· 2 min read
Context is everything
As everything in life depends directly on how you look at it, a building or a place is interacting with its context. In the pictures below (from this post), the same places are seen from different points of view, which give a much different appreciation of the famous sites!
Giza’s Pyramids
Taj Mahal
Forbidden city
These places are particularly touristic ones and the pics emphasise two totally different focuses on the same objects but still, it reminds me an elementary rule for good architecture: context is everything.

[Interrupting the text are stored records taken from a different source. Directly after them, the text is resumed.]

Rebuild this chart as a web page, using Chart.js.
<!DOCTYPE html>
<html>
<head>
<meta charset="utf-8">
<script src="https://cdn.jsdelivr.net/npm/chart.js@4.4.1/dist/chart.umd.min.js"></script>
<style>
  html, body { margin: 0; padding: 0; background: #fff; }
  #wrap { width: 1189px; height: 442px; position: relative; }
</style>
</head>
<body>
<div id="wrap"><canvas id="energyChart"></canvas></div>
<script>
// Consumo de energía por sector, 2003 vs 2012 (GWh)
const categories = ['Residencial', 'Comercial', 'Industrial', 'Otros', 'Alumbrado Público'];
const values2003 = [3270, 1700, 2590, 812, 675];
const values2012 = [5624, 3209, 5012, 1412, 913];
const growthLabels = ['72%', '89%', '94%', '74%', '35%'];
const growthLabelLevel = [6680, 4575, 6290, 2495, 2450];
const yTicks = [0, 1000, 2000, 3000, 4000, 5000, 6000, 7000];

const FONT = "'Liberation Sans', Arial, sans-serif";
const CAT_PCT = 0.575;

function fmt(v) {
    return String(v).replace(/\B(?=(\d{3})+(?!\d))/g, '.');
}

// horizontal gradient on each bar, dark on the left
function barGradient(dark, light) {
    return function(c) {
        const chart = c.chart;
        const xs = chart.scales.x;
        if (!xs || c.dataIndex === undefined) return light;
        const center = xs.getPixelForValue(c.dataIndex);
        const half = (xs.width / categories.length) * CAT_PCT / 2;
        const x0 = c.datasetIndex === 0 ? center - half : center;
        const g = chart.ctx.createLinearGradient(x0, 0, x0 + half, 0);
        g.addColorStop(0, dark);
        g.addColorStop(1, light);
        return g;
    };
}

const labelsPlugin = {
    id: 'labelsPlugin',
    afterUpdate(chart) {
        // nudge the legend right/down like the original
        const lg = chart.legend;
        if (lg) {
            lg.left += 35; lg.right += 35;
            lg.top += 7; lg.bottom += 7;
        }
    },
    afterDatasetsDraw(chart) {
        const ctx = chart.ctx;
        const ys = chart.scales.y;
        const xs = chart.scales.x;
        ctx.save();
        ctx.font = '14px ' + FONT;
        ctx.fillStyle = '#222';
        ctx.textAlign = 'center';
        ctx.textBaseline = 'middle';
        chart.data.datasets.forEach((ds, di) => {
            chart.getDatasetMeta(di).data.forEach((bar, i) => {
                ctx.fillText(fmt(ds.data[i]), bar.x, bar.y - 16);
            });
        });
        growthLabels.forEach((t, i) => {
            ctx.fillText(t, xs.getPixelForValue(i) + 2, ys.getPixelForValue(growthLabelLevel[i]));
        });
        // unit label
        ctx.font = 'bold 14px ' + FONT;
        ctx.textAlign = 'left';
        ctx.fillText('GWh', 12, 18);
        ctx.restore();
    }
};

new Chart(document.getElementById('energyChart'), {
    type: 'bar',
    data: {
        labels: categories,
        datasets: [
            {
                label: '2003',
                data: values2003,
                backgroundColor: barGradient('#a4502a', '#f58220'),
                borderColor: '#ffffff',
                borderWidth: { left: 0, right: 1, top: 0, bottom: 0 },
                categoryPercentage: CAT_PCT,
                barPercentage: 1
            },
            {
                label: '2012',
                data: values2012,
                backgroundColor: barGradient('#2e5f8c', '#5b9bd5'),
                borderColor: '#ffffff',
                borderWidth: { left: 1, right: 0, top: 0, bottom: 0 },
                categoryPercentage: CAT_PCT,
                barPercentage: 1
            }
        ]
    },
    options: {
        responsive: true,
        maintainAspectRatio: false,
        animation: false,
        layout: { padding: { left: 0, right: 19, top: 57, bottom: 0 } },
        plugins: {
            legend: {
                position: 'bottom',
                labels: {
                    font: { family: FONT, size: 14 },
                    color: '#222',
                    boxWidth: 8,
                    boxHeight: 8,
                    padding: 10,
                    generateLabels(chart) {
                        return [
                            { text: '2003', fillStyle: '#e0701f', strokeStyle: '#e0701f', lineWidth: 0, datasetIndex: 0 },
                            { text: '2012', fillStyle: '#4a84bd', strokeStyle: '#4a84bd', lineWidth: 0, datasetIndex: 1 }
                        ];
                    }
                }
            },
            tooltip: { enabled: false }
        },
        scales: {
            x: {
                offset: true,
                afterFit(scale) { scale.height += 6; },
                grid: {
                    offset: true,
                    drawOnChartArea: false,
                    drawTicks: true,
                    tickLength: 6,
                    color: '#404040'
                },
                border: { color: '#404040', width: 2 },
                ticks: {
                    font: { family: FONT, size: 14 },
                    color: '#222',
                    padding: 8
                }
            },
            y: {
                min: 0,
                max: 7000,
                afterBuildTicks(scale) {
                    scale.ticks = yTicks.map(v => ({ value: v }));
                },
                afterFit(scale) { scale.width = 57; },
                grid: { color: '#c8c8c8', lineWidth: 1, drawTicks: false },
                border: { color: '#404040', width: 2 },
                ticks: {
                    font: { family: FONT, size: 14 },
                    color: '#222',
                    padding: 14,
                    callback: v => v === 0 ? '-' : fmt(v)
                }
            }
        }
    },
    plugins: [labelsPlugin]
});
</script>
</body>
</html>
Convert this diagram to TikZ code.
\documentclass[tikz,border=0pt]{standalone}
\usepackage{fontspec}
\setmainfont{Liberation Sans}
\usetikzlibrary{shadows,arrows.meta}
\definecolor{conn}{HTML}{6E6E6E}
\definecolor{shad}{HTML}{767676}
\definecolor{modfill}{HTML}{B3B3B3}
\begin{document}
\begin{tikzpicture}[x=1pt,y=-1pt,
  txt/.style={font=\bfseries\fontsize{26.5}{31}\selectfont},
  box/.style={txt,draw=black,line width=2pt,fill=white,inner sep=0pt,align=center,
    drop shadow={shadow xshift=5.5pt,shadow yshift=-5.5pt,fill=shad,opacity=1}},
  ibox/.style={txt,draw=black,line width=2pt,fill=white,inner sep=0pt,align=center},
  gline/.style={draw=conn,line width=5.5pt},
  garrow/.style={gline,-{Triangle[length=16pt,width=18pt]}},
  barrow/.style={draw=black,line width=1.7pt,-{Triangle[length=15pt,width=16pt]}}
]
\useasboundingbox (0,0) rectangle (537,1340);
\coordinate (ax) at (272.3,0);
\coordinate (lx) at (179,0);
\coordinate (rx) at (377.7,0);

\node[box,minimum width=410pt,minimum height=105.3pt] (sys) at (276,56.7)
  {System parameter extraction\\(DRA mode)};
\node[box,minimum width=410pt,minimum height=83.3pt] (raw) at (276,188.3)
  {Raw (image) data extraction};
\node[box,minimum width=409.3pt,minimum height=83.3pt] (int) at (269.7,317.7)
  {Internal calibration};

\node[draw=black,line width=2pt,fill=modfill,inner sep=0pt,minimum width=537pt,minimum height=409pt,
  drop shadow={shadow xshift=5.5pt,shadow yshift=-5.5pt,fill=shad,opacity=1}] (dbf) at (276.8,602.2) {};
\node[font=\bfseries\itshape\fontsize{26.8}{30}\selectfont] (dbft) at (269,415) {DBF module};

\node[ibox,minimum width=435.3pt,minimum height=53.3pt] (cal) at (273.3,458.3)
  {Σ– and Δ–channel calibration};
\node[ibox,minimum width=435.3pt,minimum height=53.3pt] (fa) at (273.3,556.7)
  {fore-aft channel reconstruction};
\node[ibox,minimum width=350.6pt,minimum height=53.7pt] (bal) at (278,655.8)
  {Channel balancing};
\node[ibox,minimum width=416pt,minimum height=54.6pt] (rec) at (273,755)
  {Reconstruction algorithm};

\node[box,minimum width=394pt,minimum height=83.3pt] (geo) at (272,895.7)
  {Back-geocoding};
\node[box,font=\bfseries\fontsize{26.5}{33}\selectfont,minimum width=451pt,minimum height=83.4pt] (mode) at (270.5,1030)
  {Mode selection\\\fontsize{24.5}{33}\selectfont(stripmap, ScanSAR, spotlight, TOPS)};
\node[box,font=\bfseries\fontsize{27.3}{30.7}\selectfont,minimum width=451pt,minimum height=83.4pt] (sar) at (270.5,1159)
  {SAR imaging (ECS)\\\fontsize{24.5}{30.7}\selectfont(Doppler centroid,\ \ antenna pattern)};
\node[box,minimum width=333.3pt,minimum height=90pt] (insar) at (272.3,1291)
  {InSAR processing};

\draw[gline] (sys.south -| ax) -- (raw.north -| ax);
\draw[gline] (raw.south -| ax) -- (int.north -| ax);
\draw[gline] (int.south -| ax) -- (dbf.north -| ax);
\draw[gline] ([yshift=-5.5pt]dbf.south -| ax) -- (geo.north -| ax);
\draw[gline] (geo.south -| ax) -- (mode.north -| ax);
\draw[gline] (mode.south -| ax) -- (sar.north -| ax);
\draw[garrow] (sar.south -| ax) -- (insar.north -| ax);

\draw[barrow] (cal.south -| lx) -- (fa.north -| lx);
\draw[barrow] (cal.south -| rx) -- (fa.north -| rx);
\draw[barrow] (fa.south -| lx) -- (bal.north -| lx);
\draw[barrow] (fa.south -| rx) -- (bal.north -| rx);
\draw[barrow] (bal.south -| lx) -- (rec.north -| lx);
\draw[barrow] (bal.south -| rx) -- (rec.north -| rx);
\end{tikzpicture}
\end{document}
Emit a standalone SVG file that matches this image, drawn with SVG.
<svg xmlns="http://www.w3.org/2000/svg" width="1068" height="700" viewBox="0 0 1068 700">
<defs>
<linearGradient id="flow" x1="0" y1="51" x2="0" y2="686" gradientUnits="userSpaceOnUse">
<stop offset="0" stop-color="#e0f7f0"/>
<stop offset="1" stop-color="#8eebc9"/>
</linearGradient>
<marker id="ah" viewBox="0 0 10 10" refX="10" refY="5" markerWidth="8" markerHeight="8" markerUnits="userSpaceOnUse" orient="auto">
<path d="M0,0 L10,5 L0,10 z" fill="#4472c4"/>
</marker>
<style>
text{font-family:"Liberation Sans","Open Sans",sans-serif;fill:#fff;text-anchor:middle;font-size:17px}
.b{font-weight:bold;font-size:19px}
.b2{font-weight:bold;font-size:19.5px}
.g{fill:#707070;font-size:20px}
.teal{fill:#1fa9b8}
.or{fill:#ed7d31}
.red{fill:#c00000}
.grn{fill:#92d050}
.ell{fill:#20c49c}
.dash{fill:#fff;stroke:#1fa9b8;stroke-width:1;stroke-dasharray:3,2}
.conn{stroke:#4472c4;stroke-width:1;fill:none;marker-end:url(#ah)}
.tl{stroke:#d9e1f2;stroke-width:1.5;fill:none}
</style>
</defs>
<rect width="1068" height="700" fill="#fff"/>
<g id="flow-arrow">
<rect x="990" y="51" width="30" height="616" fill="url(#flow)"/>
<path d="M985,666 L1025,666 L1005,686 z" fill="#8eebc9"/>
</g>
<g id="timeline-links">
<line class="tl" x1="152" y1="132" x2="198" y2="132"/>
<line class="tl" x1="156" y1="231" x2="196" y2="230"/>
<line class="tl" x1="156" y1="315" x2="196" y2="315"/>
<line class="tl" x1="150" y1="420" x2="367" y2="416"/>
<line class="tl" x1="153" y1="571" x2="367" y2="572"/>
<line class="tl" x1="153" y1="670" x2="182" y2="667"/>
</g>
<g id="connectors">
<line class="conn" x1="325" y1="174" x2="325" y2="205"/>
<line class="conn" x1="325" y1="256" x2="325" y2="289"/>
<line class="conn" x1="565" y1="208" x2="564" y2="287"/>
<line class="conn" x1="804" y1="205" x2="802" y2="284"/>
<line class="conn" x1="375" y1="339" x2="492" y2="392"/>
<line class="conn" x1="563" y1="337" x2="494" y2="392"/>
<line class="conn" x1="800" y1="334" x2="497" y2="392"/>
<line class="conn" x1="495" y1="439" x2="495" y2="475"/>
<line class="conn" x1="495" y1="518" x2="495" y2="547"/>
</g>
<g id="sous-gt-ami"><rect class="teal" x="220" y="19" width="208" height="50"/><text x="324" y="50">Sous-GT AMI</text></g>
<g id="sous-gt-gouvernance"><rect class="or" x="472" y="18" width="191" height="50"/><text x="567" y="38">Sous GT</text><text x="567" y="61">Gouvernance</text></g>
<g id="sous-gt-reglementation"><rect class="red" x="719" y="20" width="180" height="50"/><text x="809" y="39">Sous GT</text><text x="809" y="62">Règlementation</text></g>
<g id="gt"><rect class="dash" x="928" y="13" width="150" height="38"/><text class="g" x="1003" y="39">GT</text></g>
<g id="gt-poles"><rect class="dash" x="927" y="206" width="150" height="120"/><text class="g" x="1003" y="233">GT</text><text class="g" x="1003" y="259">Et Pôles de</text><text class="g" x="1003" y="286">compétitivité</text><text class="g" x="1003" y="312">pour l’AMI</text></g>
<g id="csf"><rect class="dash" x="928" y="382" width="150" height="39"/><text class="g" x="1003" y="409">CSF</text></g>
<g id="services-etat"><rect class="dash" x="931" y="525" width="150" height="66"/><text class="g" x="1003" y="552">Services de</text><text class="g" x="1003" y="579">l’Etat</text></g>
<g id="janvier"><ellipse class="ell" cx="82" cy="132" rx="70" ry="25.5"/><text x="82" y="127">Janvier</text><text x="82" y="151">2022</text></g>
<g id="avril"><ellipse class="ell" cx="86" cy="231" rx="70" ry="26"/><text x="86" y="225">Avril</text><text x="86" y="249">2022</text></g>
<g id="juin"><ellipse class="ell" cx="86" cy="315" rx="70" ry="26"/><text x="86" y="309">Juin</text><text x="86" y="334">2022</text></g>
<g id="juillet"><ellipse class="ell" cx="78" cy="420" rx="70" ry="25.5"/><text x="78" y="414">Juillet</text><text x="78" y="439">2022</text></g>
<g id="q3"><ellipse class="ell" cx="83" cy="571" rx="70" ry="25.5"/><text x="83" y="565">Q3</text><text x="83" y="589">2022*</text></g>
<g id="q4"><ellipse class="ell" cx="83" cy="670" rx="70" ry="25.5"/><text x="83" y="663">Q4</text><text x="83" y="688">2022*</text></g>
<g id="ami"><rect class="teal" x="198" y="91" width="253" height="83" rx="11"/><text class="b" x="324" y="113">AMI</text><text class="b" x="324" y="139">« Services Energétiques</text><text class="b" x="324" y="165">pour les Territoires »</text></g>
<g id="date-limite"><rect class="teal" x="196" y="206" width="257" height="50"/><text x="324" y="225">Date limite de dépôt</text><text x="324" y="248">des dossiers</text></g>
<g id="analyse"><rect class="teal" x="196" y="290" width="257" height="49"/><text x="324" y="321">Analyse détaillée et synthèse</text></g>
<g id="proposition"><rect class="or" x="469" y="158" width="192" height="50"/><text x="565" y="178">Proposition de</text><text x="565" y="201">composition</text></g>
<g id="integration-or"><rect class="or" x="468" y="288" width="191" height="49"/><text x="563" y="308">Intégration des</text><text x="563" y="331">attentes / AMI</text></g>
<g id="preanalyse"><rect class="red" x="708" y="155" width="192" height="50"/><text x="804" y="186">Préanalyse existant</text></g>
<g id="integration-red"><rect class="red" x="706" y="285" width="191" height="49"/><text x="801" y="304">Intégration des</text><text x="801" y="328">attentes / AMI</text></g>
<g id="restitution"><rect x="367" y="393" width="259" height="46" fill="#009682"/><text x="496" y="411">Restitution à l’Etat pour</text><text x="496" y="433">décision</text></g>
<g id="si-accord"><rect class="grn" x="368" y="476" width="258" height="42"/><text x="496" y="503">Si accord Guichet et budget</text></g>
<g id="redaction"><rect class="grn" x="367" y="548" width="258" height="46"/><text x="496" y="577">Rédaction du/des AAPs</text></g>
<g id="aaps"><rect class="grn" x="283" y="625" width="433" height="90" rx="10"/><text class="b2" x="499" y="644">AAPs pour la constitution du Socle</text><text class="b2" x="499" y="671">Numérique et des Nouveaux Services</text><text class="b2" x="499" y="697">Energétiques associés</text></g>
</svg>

An architectural project doesn’t emerge only from the delirious imagination of a human head, but takes its roots on the site it is developed on. I wouldn’t be able to conceive a building for a place I’ve never been to. How could one answer to a situation if one have not felt personally, physically, sensitively, its landscape? How to understand a problem if you don’t understand the many parameters of it? The winners of architecture competitions often are people who have a clever interpretation of the site and propose a peculiar solution to a peculiar context. I guess this is not odd that my favorite architectural firm is SITE. Their projects are always very specific to a client, to a lot, to a particular question, using what is needed (art, vegetation, environmental concepts,…) to propose a good solution. This is why I have my doubts about those “open architecture” ideas developing lately, like wiki house or paperhouses. Free design and sharing ideas is great but copy-and-paste a project to build it everywhere sounds to me like the death of architecture. In some suburbs, it’s so boring to see the same house replicated endlessly; why would it be better if the house is self-made and cheap? There is no quality without adaptation to the context: social organisation, available materials, housing habits, surrounding landscape, space needs, personal desires, and so on.